- _STATED EXERCISE_: Repeat the full listing below verbatim and keep the images out.

- _DATA PROVIDED_:
++++++++++++++++++++

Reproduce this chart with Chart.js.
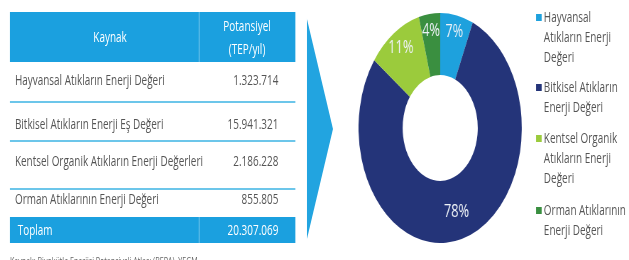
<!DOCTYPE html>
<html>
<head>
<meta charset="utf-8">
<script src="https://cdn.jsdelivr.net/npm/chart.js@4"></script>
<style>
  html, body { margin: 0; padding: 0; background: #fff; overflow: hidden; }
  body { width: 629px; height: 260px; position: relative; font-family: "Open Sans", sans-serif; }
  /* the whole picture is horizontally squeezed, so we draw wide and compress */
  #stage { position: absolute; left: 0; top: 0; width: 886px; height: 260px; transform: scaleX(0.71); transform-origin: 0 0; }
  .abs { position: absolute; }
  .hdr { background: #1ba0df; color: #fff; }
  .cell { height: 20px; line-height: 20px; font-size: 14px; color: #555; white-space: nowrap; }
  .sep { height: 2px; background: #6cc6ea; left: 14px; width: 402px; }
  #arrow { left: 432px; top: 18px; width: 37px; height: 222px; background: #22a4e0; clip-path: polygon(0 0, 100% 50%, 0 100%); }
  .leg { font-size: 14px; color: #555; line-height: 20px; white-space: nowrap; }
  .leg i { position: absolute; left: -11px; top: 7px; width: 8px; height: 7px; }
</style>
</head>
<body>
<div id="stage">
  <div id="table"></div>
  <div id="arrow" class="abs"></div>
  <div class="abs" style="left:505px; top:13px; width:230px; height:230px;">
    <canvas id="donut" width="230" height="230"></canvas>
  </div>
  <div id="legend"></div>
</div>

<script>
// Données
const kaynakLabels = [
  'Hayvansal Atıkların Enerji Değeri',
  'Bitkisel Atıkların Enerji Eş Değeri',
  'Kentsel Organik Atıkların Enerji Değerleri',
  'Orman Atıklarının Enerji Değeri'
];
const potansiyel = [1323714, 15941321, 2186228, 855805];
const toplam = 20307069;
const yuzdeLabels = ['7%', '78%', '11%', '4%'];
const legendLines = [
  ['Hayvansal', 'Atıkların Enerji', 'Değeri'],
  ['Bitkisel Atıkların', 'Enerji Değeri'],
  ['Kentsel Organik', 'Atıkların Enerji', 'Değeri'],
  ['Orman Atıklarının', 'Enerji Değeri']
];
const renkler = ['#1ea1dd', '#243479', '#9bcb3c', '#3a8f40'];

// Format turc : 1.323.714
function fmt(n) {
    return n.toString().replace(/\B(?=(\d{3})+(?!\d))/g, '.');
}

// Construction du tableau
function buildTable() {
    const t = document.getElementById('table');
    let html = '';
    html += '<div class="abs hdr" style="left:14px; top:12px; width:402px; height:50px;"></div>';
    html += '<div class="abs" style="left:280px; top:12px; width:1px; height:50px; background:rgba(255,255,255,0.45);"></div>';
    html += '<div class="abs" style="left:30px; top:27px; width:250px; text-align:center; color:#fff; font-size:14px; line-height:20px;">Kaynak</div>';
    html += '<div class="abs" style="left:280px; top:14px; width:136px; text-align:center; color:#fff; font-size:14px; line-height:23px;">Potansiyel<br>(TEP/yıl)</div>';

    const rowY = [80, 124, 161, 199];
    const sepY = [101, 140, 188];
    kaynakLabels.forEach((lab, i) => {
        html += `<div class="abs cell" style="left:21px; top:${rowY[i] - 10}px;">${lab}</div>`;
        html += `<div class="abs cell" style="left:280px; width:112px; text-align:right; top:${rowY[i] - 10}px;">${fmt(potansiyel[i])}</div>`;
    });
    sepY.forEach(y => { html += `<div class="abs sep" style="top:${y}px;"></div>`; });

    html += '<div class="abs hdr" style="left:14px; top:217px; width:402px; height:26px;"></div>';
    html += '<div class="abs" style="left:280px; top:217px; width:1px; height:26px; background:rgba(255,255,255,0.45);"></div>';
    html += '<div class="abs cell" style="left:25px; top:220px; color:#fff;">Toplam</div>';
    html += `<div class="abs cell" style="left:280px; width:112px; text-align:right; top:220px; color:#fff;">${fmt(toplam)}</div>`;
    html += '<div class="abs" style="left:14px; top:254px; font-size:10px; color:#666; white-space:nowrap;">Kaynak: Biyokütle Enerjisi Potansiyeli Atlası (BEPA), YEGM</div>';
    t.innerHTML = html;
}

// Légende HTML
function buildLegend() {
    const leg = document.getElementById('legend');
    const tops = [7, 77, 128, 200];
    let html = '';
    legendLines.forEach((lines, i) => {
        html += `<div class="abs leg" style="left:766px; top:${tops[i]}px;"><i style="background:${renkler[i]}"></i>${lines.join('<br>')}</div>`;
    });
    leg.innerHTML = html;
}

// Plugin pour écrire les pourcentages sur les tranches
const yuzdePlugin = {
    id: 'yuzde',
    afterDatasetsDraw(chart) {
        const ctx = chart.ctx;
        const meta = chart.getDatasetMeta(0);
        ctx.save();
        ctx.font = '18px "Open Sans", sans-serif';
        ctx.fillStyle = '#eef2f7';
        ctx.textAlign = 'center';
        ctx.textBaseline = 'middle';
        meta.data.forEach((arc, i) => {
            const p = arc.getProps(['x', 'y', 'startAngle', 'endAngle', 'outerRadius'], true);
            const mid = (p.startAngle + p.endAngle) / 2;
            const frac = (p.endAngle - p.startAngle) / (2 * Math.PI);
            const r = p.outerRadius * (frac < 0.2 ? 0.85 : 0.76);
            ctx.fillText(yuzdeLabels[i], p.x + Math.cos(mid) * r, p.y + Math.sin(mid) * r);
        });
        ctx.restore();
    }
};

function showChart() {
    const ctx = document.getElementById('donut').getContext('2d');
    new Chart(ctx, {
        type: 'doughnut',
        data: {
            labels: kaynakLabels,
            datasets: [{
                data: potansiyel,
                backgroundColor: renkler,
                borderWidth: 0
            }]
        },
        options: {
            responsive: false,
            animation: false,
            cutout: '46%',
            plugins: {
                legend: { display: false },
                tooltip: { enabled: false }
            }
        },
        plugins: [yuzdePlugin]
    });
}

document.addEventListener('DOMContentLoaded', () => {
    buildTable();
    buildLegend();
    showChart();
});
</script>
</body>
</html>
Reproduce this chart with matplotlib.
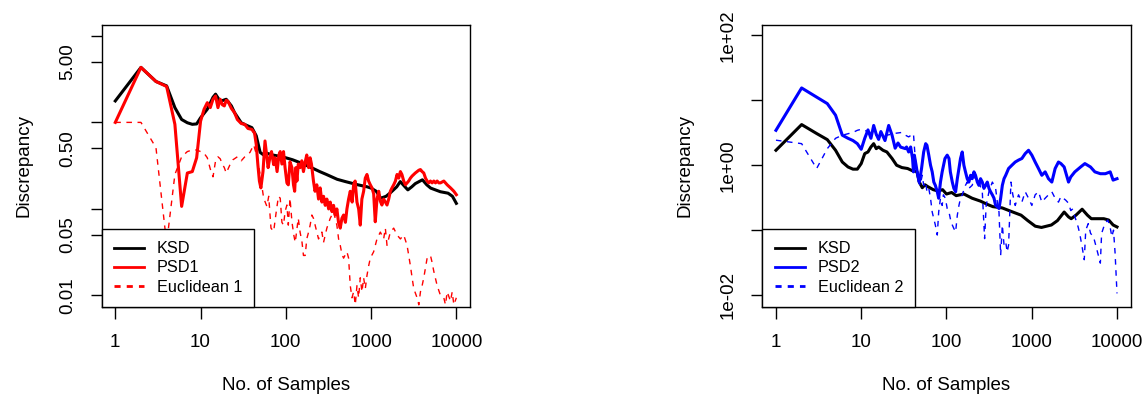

++++++++++++++++++++

- _SOLVED EXERCISE_:
Reproduce this chart with Chart.js.
<!DOCTYPE html>
<html>
<head>
<meta charset="utf-8">
<script src="https://cdn.jsdelivr.net/npm/chart.js@4"></script>
<style>
  html, body { margin: 0; padding: 0; background: #fff; overflow: hidden; }
  body { width: 629px; height: 260px; position: relative; font-family: "Open Sans", sans-serif; }
  /* the whole picture is horizontally squeezed, so we draw wide and compress */
  #stage { position: absolute; left: 0; top: 0; width: 886px; height: 260px; transform: scaleX(0.71); transform-origin: 0 0; }
  .abs { position: absolute; }
  .hdr { background: #1ba0df; color: #fff; }
  .cell { height: 20px; line-height: 20px; font-size: 14px; color: #555; white-space: nowrap; }
  .sep { height: 2px; background: #6cc6ea; left: 14px; width: 402px; }
  #arrow { left: 432px; top: 18px; width: 37px; height: 222px; background: #22a4e0; clip-path: polygon(0 0, 100% 50%, 0 100%); }
  .leg { font-size: 14px; color: #555; line-height: 20px; white-space: nowrap; }
  .leg i { position: absolute; left: -11px; top: 7px; width: 8px; height: 7px; }
</style>
</head>
<body>
<div id="stage">
  <div id="table"></div>
  <div id="arrow" class="abs"></div>
  <div class="abs" style="left:505px; top:13px; width:230px; height:230px;">
    <canvas id="donut" width="230" height="230"></canvas>
  </div>
  <div id="legend"></div>
</div>

<script>
// Données
const kaynakLabels = [
  'Hayvansal Atıkların Enerji Değeri',
  'Bitkisel Atıkların Enerji Eş Değeri',
  'Kentsel Organik Atıkların Enerji Değerleri',
  'Orman Atıklarının Enerji Değeri'
];
const potansiyel = [1323714, 15941321, 2186228, 855805];
const toplam = 20307069;
const yuzdeLabels = ['7%', '78%', '11%', '4%'];
const legendLines = [
  ['Hayvansal', 'Atıkların Enerji', 'Değeri'],
  ['Bitkisel Atıkların', 'Enerji Değeri'],
  ['Kentsel Organik', 'Atıkların Enerji', 'Değeri'],
  ['Orman Atıklarının', 'Enerji Değeri']
];
const renkler = ['#1ea1dd', '#243479', '#9bcb3c', '#3a8f40'];

// Format turc : 1.323.714
function fmt(n) {
    return n.toString().replace(/\B(?=(\d{3})+(?!\d))/g, '.');
}

// Construction du tableau
function buildTable() {
    const t = document.getElementById('table');
    let html = '';
    html += '<div class="abs hdr" style="left:14px; top:12px; width:402px; height:50px;"></div>';
    html += '<div class="abs" style="left:280px; top:12px; width:1px; height:50px; background:rgba(255,255,255,0.45);"></div>';
    html += '<div class="abs" style="left:30px; top:27px; width:250px; text-align:center; color:#fff; font-size:14px; line-height:20px;">Kaynak</div>';
    html += '<div class="abs" style="left:280px; top:14px; width:136px; text-align:center; color:#fff; font-size:14px; line-height:23px;">Potansiyel<br>(TEP/yıl)</div>';

    const rowY = [80, 124, 161, 199];
    const sepY = [101, 140, 188];
    kaynakLabels.forEach((lab, i) => {
        html += `<div class="abs cell" style="left:21px; top:${rowY[i] - 10}px;">${lab}</div>`;
        html += `<div class="abs cell" style="left:280px; width:112px; text-align:right; top:${rowY[i] - 10}px;">${fmt(potansiyel[i])}</div>`;
    });
    sepY.forEach(y => { html += `<div class="abs sep" style="top:${y}px;"></div>`; });

    html += '<div class="abs hdr" style="left:14px; top:217px; width:402px; height:26px;"></div>';
    html += '<div class="abs" style="left:280px; top:217px; width:1px; height:26px; background:rgba(255,255,255,0.45);"></div>';
    html += '<div class="abs cell" style="left:25px; top:220px; color:#fff;">Toplam</div>';
    html += `<div class="abs cell" style="left:280px; width:112px; text-align:right; top:220px; color:#fff;">${fmt(toplam)}</div>`;
    html += '<div class="abs" style="left:14px; top:254px; font-size:10px; color:#666; white-space:nowrap;">Kaynak: Biyokütle Enerjisi Potansiyeli Atlası (BEPA), YEGM</div>';
    t.innerHTML = html;
}

// Légende HTML
function buildLegend() {
    const leg = document.getElementById('legend');
    const tops = [7, 77, 128, 200];
    let html = '';
    legendLines.forEach((lines, i) => {
        html += `<div class="abs leg" style="left:766px; top:${tops[i]}px;"><i style="background:${renkler[i]}"></i>${lines.join('<br>')}</div>`;
    });
    leg.innerHTML = html;
}

// Plugin pour écrire les pourcentages sur les tranches
const yuzdePlugin = {
    id: 'yuzde',
    afterDatasetsDraw(chart) {
        const ctx = chart.ctx;
        const meta = chart.getDatasetMeta(0);
        ctx.save();
        ctx.font = '18px "Open Sans", sans-serif';
        ctx.fillStyle = '#eef2f7';
        ctx.textAlign = 'center';
        ctx.textBaseline = 'middle';
        meta.data.forEach((arc, i) => {
            const p = arc.getProps(['x', 'y', 'startAngle', 'endAngle', 'outerRadius'], true);
            const mid = (p.startAngle + p.endAngle) / 2;
            const frac = (p.endAngle - p.startAngle) / (2 * Math.PI);
            const r = p.outerRadius * (frac < 0.2 ? 0.85 : 0.76);
            ctx.fillText(yuzdeLabels[i], p.x + Math.cos(mid) * r, p.y + Math.sin(mid) * r);
        });
        ctx.restore();
    }
};

function showChart() {
    const ctx = document.getElementById('donut').getContext('2d');
    new Chart(ctx, {
        type: 'doughnut',
        data: {
            labels: kaynakLabels,
            datasets: [{
                data: potansiyel,
                backgroundColor: renkler,
                borderWidth: 0
            }]
        },
        options: {
            responsive: false,
            animation: false,
            cutout: '46%',
            plugins: {
                legend: { display: false },
                tooltip: { enabled: false }
            }
        },
        plugins: [yuzdePlugin]
    });
}

document.addEventListener('DOMContentLoaded', () => {
    buildTable();
    buildLegend();
    showChart();
});
</script>
</body>
</html>
Reproduce this chart with matplotlib.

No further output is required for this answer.